Nesse período de muitas águas, pode-se, também visitar alguns de ribeirinhos que fazem as marombas, adaptações em suas casas que deixam o piso quase colar no teto, enquanto que o original fica submerso. Assim eles convivem harmoniosamente com o sobe e desce do rio. É uma experiência interessante conhecer essa gente que segue o ritmo da natureza. Há muita sabedoria nessas comunidades. 

Em virtude do trabalho, além de conhecer um pouco da região, tenho a oportunidade de conviver com algumas pessoas que passam a vida por lá e, é claro, tem uma visão diferente da minha que tenho a vida estabelecida na São Paulo do Rio Tiete. 

Esse povo que vive nessa terra quente em praticamente todos os 365 dias do ano, que são guiados e reverenciam os ritmos da natureza, que lidam com questões sociais complexas e com inspiradora resiliência é um exemplo para quem, como eu, vive em grandes centros urbanos onde se tem com facilidade tudo o que queremos. 

Já disse em outra oportunidade que não tenho a intenção de deixar as comodidades e facilidades que tenho na minha São Paulo, mas estou me ponto à prova a cada vez que aporto nessas terras distantes e com cultura tão diferente das percebidas nos grandes centros urbanos. 
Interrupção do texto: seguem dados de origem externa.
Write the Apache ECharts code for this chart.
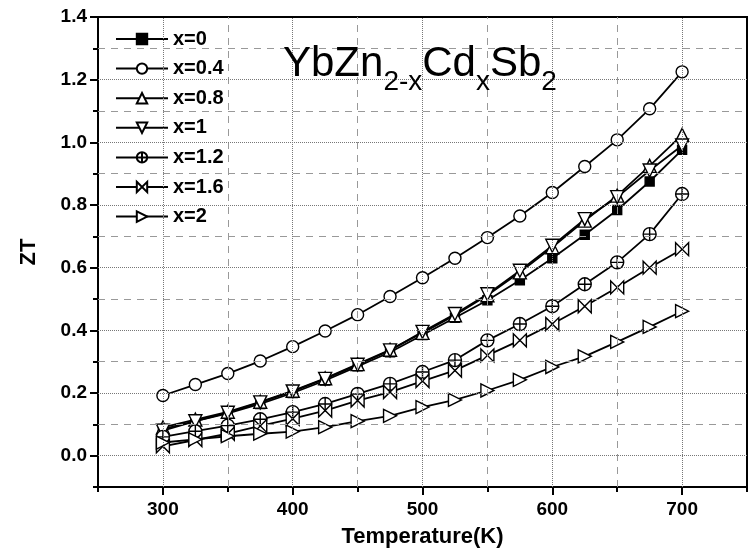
<!DOCTYPE html>
<html>
<head>
<meta charset="utf-8">
<script src="https://cdn.jsdelivr.net/npm/echarts@6/dist/echarts.min.js"></script>
<style>
  html, body { margin: 0; padding: 0; background: #ffffff; }
  #chart { width: 751px; height: 553px; }
</style>
</head>
<body>
<div id="chart"></div>
<script>
// Temperature points (K)
const temperatures = [300, 325, 350, 375, 400, 425, 450, 475, 500, 525, 550, 575, 600, 625, 650, 675, 700];

// ZT of YbZn(2-x)Cd(x)Sb2 for each Cd content
const ztX0   = [0.085, 0.110, 0.135, 0.165, 0.200, 0.240, 0.285, 0.330, 0.385, 0.440, 0.496, 0.560, 0.630, 0.705, 0.784, 0.875, 0.976];
const ztX04  = [0.192, 0.227, 0.262, 0.302, 0.348, 0.398, 0.450, 0.508, 0.568, 0.630, 0.696, 0.765, 0.840, 0.923, 1.008, 1.107, 1.225];
const ztX08  = [0.090, 0.115, 0.140, 0.172, 0.207, 0.247, 0.292, 0.338, 0.392, 0.448, 0.512, 0.585, 0.665, 0.750, 0.830, 0.925, 1.024];
const ztX1   = [0.080, 0.110, 0.137, 0.170, 0.205, 0.245, 0.290, 0.336, 0.395, 0.452, 0.515, 0.590, 0.670, 0.755, 0.825, 0.910, 0.990];
const ztX12  = [0.060, 0.078, 0.096, 0.116, 0.139, 0.165, 0.197, 0.229, 0.267, 0.305, 0.368, 0.420, 0.477, 0.547, 0.617, 0.707, 0.835];
const ztX16  = [0.030, 0.050, 0.070, 0.095, 0.118, 0.144, 0.176, 0.203, 0.238, 0.272, 0.320, 0.368, 0.420, 0.477, 0.537, 0.600, 0.659];
const ztX2   = [0.042, 0.052, 0.062, 0.070, 0.077, 0.091, 0.110, 0.127, 0.155, 0.178, 0.208, 0.242, 0.283, 0.317, 0.363, 0.411, 0.461];

const seriesNames = ['x=0', 'x=0.4', 'x=0.8', 'x=1', 'x=1.2', 'x=1.6', 'x=2'];
const seriesValues = [ztX0, ztX04, ztX08, ztX1, ztX12, ztX16, ztX2];

// Axis ticks
const xMajorTicks = [300, 400, 500, 600, 700];
const xMinorTicks = [250, 350, 450, 550, 650, 750];
const yMajorTicks = [0, 0.2, 0.4, 0.6, 0.8, 1.0, 1.2, 1.4];
const yMinorTicks = [-0.1, 0.1, 0.3, 0.5, 0.7, 0.9, 1.1, 1.3];

// Marker shapes
const symbols = [
  'rect',
  'circle',
  'triangle',
  'path://M-10,-8.66L10,-8.66L0,8.66Z',
  'path://M0,-10A10,10 0 1,1 0,10A10,10 0 1,1 0,-10ZM0,-10L0,10M-10,0L10,0',
  'path://M-10,-10L10,10L10,-10L-10,10Z',
  'path://M-8.66,-10L8.66,0L-8.66,10Z'
];
const symbolSizes = [9, 12, 13, 13, 13, 13, 13];

const FONT = '"Liberation Sans", Arial, sans-serif';

const chart = echarts.init(document.getElementById('chart'), null, { renderer: 'canvas' });

const dataSeries = seriesNames.map((name, i) => ({
  name: name,
  type: 'line',
  xAxisIndex: 0,
  yAxisIndex: 0,
  data: temperatures.map((t, k) => [t, seriesValues[i][k]]),
  symbol: symbols[i],
  symbolSize: symbolSizes[i],
  showAllSymbol: true,
  lineStyle: { color: '#000', width: 1.8 },
  itemStyle: { color: i === 0 ? '#000' : '#fff', borderColor: '#000', borderWidth: 1.4 },
  z: 3,
  animation: false
}));

// Grid lines drawn through the library's scales
const gridSeries = {
  name: 'grid',
  type: 'line',
  data: [[xMinorTicks[0], yMinorTicks[0]]],
  symbol: 'none',
  lineStyle: { opacity: 0 },
  silent: true,
  animation: false,
  z: 1,
  markLine: {
    silent: true,
    symbol: ['none', 'none'],
    label: { show: false },
    animation: false,
    emphasis: { disabled: true },
    data: [
      ...xMajorTicks.map(v => ({ xAxis: v, lineStyle: { color: '#777', width: 1, type: [1, 1] } })),
      ...xMinorTicks.filter(v => v > 250 && v < 750).map(v => ({ xAxis: v, lineStyle: { color: '#999', width: 1, type: [7, 6] } })),
      ...yMajorTicks.filter(v => v < 1.4).map(v => ({ yAxis: v, lineStyle: { color: '#777', width: 1, type: [1, 1] } })),
      ...yMinorTicks.filter(v => v > -0.1).map(v => ({ yAxis: v, lineStyle: { color: '#999', width: 1, type: [7, 6] } }))
    ]
  }
};

const option = {
  backgroundColor: '#fff',
  animation: false,
  title: {
    left: 278,
    top: 38,
    text: '{a|YbZn}{s|2-x}{a|Cd}{s|x}{a|Sb}{s|2}',
    textStyle: {
      fontWeight: 'normal',
      rich: {
        a: { fontFamily: FONT, fontWeight: 'normal', fontSize: 42, lineHeight: 43, color: '#000', verticalAlign: 'top' },
        s: { fontFamily: FONT, fontWeight: 'normal', fontSize: 28, lineHeight: 29, color: '#000', verticalAlign: 'top', padding: [25, 0, 0, 0] }
      }
    }
  },
  legend: {
    orient: 'vertical',
    left: 110,
    top: 24,
    itemWidth: 52,
    itemHeight: 13,
    itemGap: 9.6,
    data: seriesNames,
    textStyle: { fontFamily: FONT, fontWeight: 'bold', fontSize: 20, color: '#000' }
  },
  grid: {
    left: 98,
    right: 4,
    top: 17,
    bottom: 66,
    show: true,
    borderColor: '#000',
    borderWidth: 2,
    backgroundColor: 'transparent'
  },
  xAxis: [
    {
      type: 'value',
      min: 250,
      max: 750,
      position: 'bottom',
      name: 'Temperature(K)',
      nameLocation: 'middle',
      nameGap: 39,
      nameTextStyle: { fontFamily: FONT, fontWeight: 'bold', fontSize: 22, color: '#000' },
      axisLine: { show: true, onZero: false, lineStyle: { color: '#000', width: 2 } },
      axisTick: { show: true, inside: false, length: 8, lineStyle: { color: '#000', width: 2 }, customValues: xMajorTicks },
      axisLabel: { show: true, margin: 13, fontFamily: FONT, fontWeight: 'bold', fontSize: 19, color: '#000', customValues: xMajorTicks },
      splitLine: { show: false }
    },
    {
      type: 'value',
      min: 250,
      max: 750,
      position: 'bottom',
      axisLine: { show: false, onZero: false },
      axisTick: { show: true, inside: false, length: 5, lineStyle: { color: '#000', width: 2 }, customValues: xMinorTicks },
      axisLabel: { show: false },
      splitLine: { show: false }
    }
  ],
  yAxis: [
    {
      type: 'value',
      min: -0.1,
      max: 1.4,
      position: 'left',
      name: 'ZT',
      nameLocation: 'middle',
      nameGap: 58,
      nameTextStyle: { fontFamily: FONT, fontWeight: 'bold', fontSize: 22, color: '#000' },
      axisLine: { show: true, onZero: false, lineStyle: { color: '#000', width: 2 } },
      axisTick: { show: true, inside: false, length: 8, lineStyle: { color: '#000', width: 2 }, customValues: yMajorTicks },
      axisLabel: {
        show: true, margin: 11, fontFamily: FONT, fontWeight: 'bold', fontSize: 19, color: '#000',
        customValues: yMajorTicks,
        formatter: v => v.toFixed(1)
      },
      splitLine: { show: false }
    },
    {
      type: 'value',
      min: -0.1,
      max: 1.4,
      position: 'left',
      axisLine: { show: false, onZero: false },
      axisTick: { show: true, inside: false, length: 5, lineStyle: { color: '#000', width: 2 }, customValues: yMinorTicks },
      axisLabel: { show: false },
      splitLine: { show: false }
    }
  ],
  series: [gridSeries, ...dataSeries]
};

chart.setOption(option);
</script>
</body>
</html>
Aos poucos vou provando dessa riqueza a aproveitando a oportunidade que a vida me dá de conhecer tantos lugares e tantas pessoas, tantas histórias. A cada estada me provoco a sair da minha zona de conforto pelo menos uma vez, seja experimentando uma comida que jamais pensei existir, dormindo em rede (adorei), metendo o pé na lama, andando na mata (quem me conhece sabe o que isso significa) e até algo que julgava incapaz: tomando banho de água fria (continuo preferindo a água quentinha, mas já não resmungo mais). 

Esses lugares e essas gentes tem a generosidade de me ensinar a aproveitar a vida quando contrai e quando expande. A seca e a cheia.